Sentences are influenced by the type of drug and the nature of your involvement. If it were determined that you intended to supply the drugs, this is a far more serious offence and will be almost certainly be dealt with in the Crown Court should you be charged.
Our defence lawyers have considerable experience dealing with defending and advising upon drug possession offences. It is vital you contact us as soon as possible so we can advise you on your best course of action. Prompt action involving robust representations to the police can in some circumstances avoid a prosecution altogether, such as by way of the acceptance of a formal caution.
Drug Dealing & Supply Charges
It is an offence to intentionally deal or supply an illegal substance to another person. You can technically be liable even if you pass a cannabis joint between friends.
Such cases are usually heard by the Crown Court, and can range from allegations of actual supply, an offer to supply, involvement or being concerned in supply and possession of drugs with intent to supply.
Our defence lawyers have a wealth of experience in defending allegations relating to drugs, and can give you the best possible legal advice for your circumstances and provide robust representation throughout any investigation and court proceedings.
Several factors influence any sentence imposed in the event of a conviction, including the purity and quantity of the drugs, and whether you were dealing as part of a larger operation, and your role within it.
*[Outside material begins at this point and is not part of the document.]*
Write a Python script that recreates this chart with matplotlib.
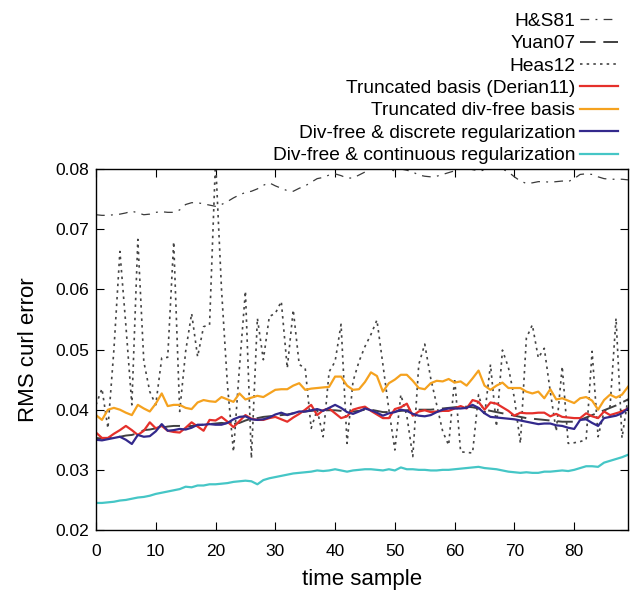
import numpy as np
import matplotlib
matplotlib.use("Agg")
import matplotlib.pyplot as plt

plt.rcParams['font.family'] = ['Liberation Sans', 'DejaVu Sans']

# Данные (оценены по картинке), индекс = номер кадра 0..89
t = np.arange(90)

hs81 = [0.0724, 0.0723, 0.0723, 0.0724, 0.0725, 0.0727, 0.0730, 0.0727, 0.0724, 0.0725,
        0.0728, 0.0729, 0.0728, 0.0728, 0.0732, 0.0741, 0.0744, 0.0744, 0.0742, 0.0740,
        0.0738, 0.0741, 0.0746, 0.0752, 0.0757, 0.0761, 0.0763, 0.0767, 0.0773, 0.0777,
        0.0772, 0.0768, 0.0764, 0.0763, 0.0768, 0.0772, 0.0778, 0.0784, 0.0786, 0.0790,
        0.0792, 0.0789, 0.0785, 0.0785, 0.0790, 0.0795, 0.0801, 0.0804, 0.0803, 0.0799,
        0.0797, 0.0800, 0.0798, 0.0795, 0.0790, 0.0788, 0.0787, 0.0788, 0.0791, 0.0794,
        0.0797, 0.0800, 0.0802, 0.0799, 0.0797, 0.0798, 0.0800, 0.0802, 0.0800, 0.0795,
        0.0787, 0.0780, 0.0776, 0.0777, 0.0779, 0.0779, 0.0778, 0.0779, 0.0780, 0.0779,
        0.0784, 0.0791, 0.0792, 0.0791, 0.0787, 0.0784, 0.0783, 0.0783, 0.0783, 0.0782]

yuan07 = [0.0353, 0.0352, 0.0353, 0.0354, 0.0355, 0.0357, 0.0358, 0.0361, 0.0366, 0.0367,
          0.0369, 0.0370, 0.0372, 0.0373, 0.0373, 0.0372, 0.0373, 0.0374, 0.0375, 0.0376,
          0.0377, 0.0378, 0.0377, 0.0376, 0.0378, 0.0382, 0.0385, 0.0386, 0.0388, 0.0389,
          0.0390, 0.0391, 0.0392, 0.0394, 0.0395, 0.0397, 0.0398, 0.0399, 0.0399, 0.0399,
          0.0399, 0.0398, 0.0396, 0.0397, 0.0398, 0.0400, 0.0400, 0.0398, 0.0396, 0.0396,
          0.0397, 0.0398, 0.0399, 0.0400, 0.0400, 0.0400, 0.0400, 0.0401, 0.0402, 0.0403,
          0.0404, 0.0405, 0.0405, 0.0404, 0.0402, 0.0400, 0.0398, 0.0396, 0.0394, 0.0392,
          0.0390, 0.0388, 0.0386, 0.0385, 0.0384, 0.0383, 0.0382, 0.0381, 0.0380, 0.0380,
          0.0380, 0.0383, 0.0387, 0.0391, 0.0395, 0.0399, 0.0403, 0.0407, 0.0412, 0.0417]

heas12 = [0.0408, 0.0435, 0.0369, 0.0500, 0.0663, 0.0540, 0.0408, 0.0683, 0.0480, 0.0430,
          0.0408, 0.0486, 0.0487, 0.0679, 0.0397, 0.0497, 0.0560, 0.0488, 0.0538, 0.0541,
          0.0815, 0.0600, 0.0440, 0.0330, 0.0470, 0.0597, 0.0319, 0.0552, 0.0483, 0.0555,
          0.0560, 0.0580, 0.0469, 0.0566, 0.0475, 0.0469, 0.0369, 0.0400, 0.0355, 0.0463,
          0.0480, 0.0542, 0.0344, 0.0447, 0.0480, 0.0505, 0.0525, 0.0549, 0.0475, 0.0400,
          0.0333, 0.0425, 0.0390, 0.0322, 0.0475, 0.0509, 0.0452, 0.0408, 0.0364, 0.0341,
          0.0452, 0.0330, 0.0329, 0.0328, 0.0425, 0.0390, 0.0475, 0.0372, 0.0499, 0.0470,
          0.0419, 0.0344, 0.0519, 0.0541, 0.0486, 0.0502, 0.0430, 0.0364, 0.0472, 0.0344,
          0.0345, 0.0347, 0.0350, 0.0497, 0.0355, 0.0397, 0.0405, 0.0552, 0.0353, 0.0419]

derian11 = [0.0362, 0.0353, 0.0353, 0.0360, 0.0366, 0.0373, 0.0366, 0.0358, 0.0365, 0.0379,
            0.0369, 0.0373, 0.0365, 0.0363, 0.0362, 0.0370, 0.0379, 0.0372, 0.0365, 0.0383,
            0.0382, 0.0388, 0.0380, 0.0371, 0.0381, 0.0391, 0.0385, 0.0383, 0.0383, 0.0386,
            0.0388, 0.0384, 0.0380, 0.0387, 0.0393, 0.0400, 0.0408, 0.0391, 0.0399, 0.0402,
            0.0394, 0.0386, 0.0389, 0.0400, 0.0403, 0.0405, 0.0398, 0.0392, 0.0386, 0.0386,
            0.0401, 0.0404, 0.0410, 0.0390, 0.0397, 0.0399, 0.0396, 0.0397, 0.0398, 0.0398,
            0.0402, 0.0406, 0.0402, 0.0416, 0.0413, 0.0400, 0.0412, 0.0410, 0.0404, 0.0398,
            0.0390, 0.0395, 0.0394, 0.0394, 0.0395, 0.0395, 0.0389, 0.0393, 0.0388, 0.0387,
            0.0386, 0.0386, 0.0394, 0.0389, 0.0386, 0.0397, 0.0391, 0.0394, 0.0397, 0.0402]

divfree_basis = [0.0391, 0.0383, 0.0400, 0.0403, 0.0400, 0.0395, 0.0391, 0.0408, 0.0402, 0.0397,
                 0.0410, 0.0427, 0.0406, 0.0408, 0.0408, 0.0403, 0.0401, 0.0412, 0.0416, 0.0414,
                 0.0413, 0.0421, 0.0417, 0.0413, 0.0427, 0.0417, 0.0420, 0.0423, 0.0421, 0.0427,
                 0.0433, 0.0434, 0.0434, 0.0440, 0.0444, 0.0433, 0.0435, 0.0436, 0.0437, 0.0438,
                 0.0455, 0.0455, 0.0440, 0.0433, 0.0434, 0.0446, 0.0462, 0.0456, 0.0430, 0.0444,
                 0.0450, 0.0458, 0.0458, 0.0448, 0.0436, 0.0434, 0.0444, 0.0448, 0.0447, 0.0451,
                 0.0445, 0.0447, 0.0440, 0.0452, 0.0465, 0.0440, 0.0433, 0.0440, 0.0445, 0.0436,
                 0.0436, 0.0436, 0.0430, 0.0427, 0.0430, 0.0419, 0.0434, 0.0417, 0.0419, 0.0415,
                 0.0411, 0.0419, 0.0421, 0.0415, 0.0400, 0.0416, 0.0425, 0.0420, 0.0425, 0.0438]

divfree_discrete = [0.0350, 0.0349, 0.0351, 0.0353, 0.0355, 0.0350, 0.0343, 0.0358, 0.0355, 0.0356,
                    0.0364, 0.0376, 0.0365, 0.0366, 0.0368, 0.0367, 0.0370, 0.0375, 0.0375, 0.0376,
                    0.0375, 0.0375, 0.0378, 0.0384, 0.0388, 0.0389, 0.0384, 0.0383, 0.0384, 0.0387,
                    0.0392, 0.0395, 0.0391, 0.0394, 0.0397, 0.0397, 0.0399, 0.0401, 0.0398, 0.0403,
                    0.0408, 0.0403, 0.0396, 0.0393, 0.0397, 0.0402, 0.0399, 0.0395, 0.0390, 0.0394,
                    0.0396, 0.0400, 0.0398, 0.0393, 0.0390, 0.0389, 0.0391, 0.0396, 0.0400, 0.0402,
                    0.0402, 0.0402, 0.0403, 0.0408, 0.0403, 0.0394, 0.0388, 0.0387, 0.0386, 0.0385,
                    0.0384, 0.0382, 0.0380, 0.0378, 0.0376, 0.0377, 0.0377, 0.0374, 0.0373, 0.0370,
                    0.0368, 0.0383, 0.0384, 0.0378, 0.0373, 0.0386, 0.0388, 0.0390, 0.0394, 0.0402]

divfree_continuous = [0.0245, 0.0245, 0.0246, 0.0247, 0.0249, 0.0250, 0.0252, 0.0254, 0.0255, 0.0257,
                      0.0260, 0.0262, 0.0264, 0.0266, 0.0268, 0.0272, 0.0271, 0.0274, 0.0274, 0.0276,
                      0.0276, 0.0277, 0.0278, 0.0280, 0.0281, 0.0282, 0.0281, 0.0276, 0.0283, 0.0286,
                      0.0288, 0.0290, 0.0292, 0.0294, 0.0295, 0.0296, 0.0297, 0.0299, 0.0298, 0.0299,
                      0.0301, 0.0299, 0.0297, 0.0299, 0.0300, 0.0301, 0.0301, 0.0300, 0.0299, 0.0301,
                      0.0299, 0.0304, 0.0301, 0.0301, 0.0300, 0.0300, 0.0299, 0.0299, 0.0300, 0.0300,
                      0.0301, 0.0302, 0.0303, 0.0304, 0.0305, 0.0303, 0.0302, 0.0301, 0.0299, 0.0297,
                      0.0296, 0.0295, 0.0296, 0.0295, 0.0295, 0.0297, 0.0297, 0.0298, 0.0299, 0.0298,
                      0.0300, 0.0303, 0.0306, 0.0306, 0.0305, 0.0312, 0.0315, 0.0318, 0.0321, 0.0325]

fig = plt.figure(figsize=(6.34, 5.97), dpi=100)
ax = fig.add_axes([0.1514, 0.1122, 0.8391, 0.6047])

ax.plot(t, hs81, color='#3a3a3a', lw=0.9, dashes=(7, 5, 1.5, 5), label='H&S81')
ax.plot(t, yuan07, color='#404040', lw=1.4, dashes=(8, 4), label='Yuan07')
ax.plot(t, heas12, color='#444444', lw=1.2, dashes=(1.5, 2.5), label='Heas12')
ax.plot(t, derian11, color='#e5302b', lw=1.6, label='Truncated basis (Derian11)')
ax.plot(t, divfree_basis, color='#f5a21f', lw=1.6, label='Truncated div-free basis')
ax.plot(t, divfree_discrete, color='#33298c', lw=1.6, label='Div-free & discrete regularization')
ax.plot(t, divfree_continuous, color='#45c6c6', lw=1.6, label='Div-free & continuous regularization')

ax.set_xlim(0, 89)
ax.set_ylim(0.02, 0.08)
ax.set_xticks(np.arange(0, 81, 10))
ax.set_yticks(np.arange(0.02, 0.0801, 0.01))
ax.yaxis.set_major_formatter(matplotlib.ticker.FormatStrFormatter('%.2f'))
ax.tick_params(direction='in', length=6, width=0.8, top=True, right=True,
               labelsize=12.5, pad=5)
ax.tick_params(axis='x', pad=10)
for s in ax.spines.values():
    s.set_linewidth(1.0)

ax.set_xlabel('time sample', fontsize=16, labelpad=7)
ax.set_ylabel('RMS curl error', fontsize=16, labelpad=12)

leg = fig.legend(loc='upper right', bbox_to_anchor=(0.995, 1.0), frameon=False,
                 markerfirst=False, fontsize=13.8, handlelength=2.0,
                 labelspacing=0.26, handletextpad=0.25, borderaxespad=0.25)

fig.savefig('out.png', dpi=100)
Our lawyers can give expert advice and representation to mitigate any sentence imposed.
Drug Smuggling & Trafficking Charges
Drug smuggling and trafficking is an extremely complex area of law due to the involvement of different legal jurisdictions and different agencies, such as the Serious Organised Crime Agency (SOCA) and HM Revenue and Customs (HMRC).
These offences relate to moving controlled substances unlawfully across country borders without paying tax or customs duties, if applicable, as well as the manufacturing, distribution and sale of illegal drugs.
Such matters are almost always dealt with by the Crown Court and sentences determined by the classification of the drugs, street value, global influences and the intention or purpose of smuggling. Sentences for such offences are usually severe, with matters relating to Class A substances carrying a maximum of life imprisonment.
Any link to such serious drug offences can result in your assets being frozen or confiscated as well as allegations of money laundering.
Our specialist defence lawyers have extensive experience in dealing with cases of this nature. We can provide you with robust representation to defend any such proceedings or investigation and help to reduce the severity of any sentence or financial sanctions imposed in the event of a conviction.